Sitting and/or standing - Must be able to remain in a stationary position 50% of the time
Carrying and /or lifting - Must be able to carry / move laptop as needed throughout the work day.
Environment - remote, work-from-home 100% of the time.
ADA Statement
Bugcrowd is committed to the full inclusion of all qualified individuals. In keeping with our commitment, Bugcrowd will take the steps to assure that people with disabilities are provided reasonable accommodations. Accordingly, if reasonable accommodation is required to fully participate in the job application or interview process, to perform the essential functions of the position, and/or to receive all other benefits and privileges of employment, please contact HR at ada@bugcrowd.com.
Pay Range Disclosure
At Bugcrowd, we strive for fairness, equality and to create an environment that allows our people to perform at their very best. Our compensation philosophy is to foster a collaborative community that rewards, attracts and retains the best possible talent.

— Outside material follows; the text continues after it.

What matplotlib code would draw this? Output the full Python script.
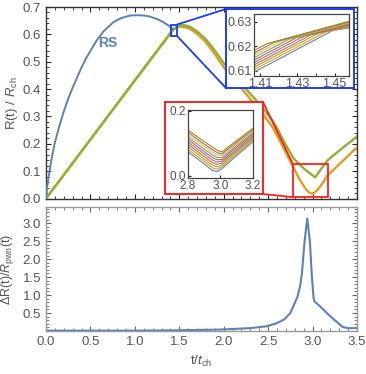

The provided salary details are based on US national averages and we retain the flexibility to tailor to the needs of the business.
The national estimate for the current base range for the position of Staff Site Reliability Engineer is: $151,040 -$188,800.
This position may also be eligible to participate in a discretionary bonus program or commission plan, subject to the rules governing the program, whereby an award, if any, depends on various factors, including, without limitation, individual and organizational performance.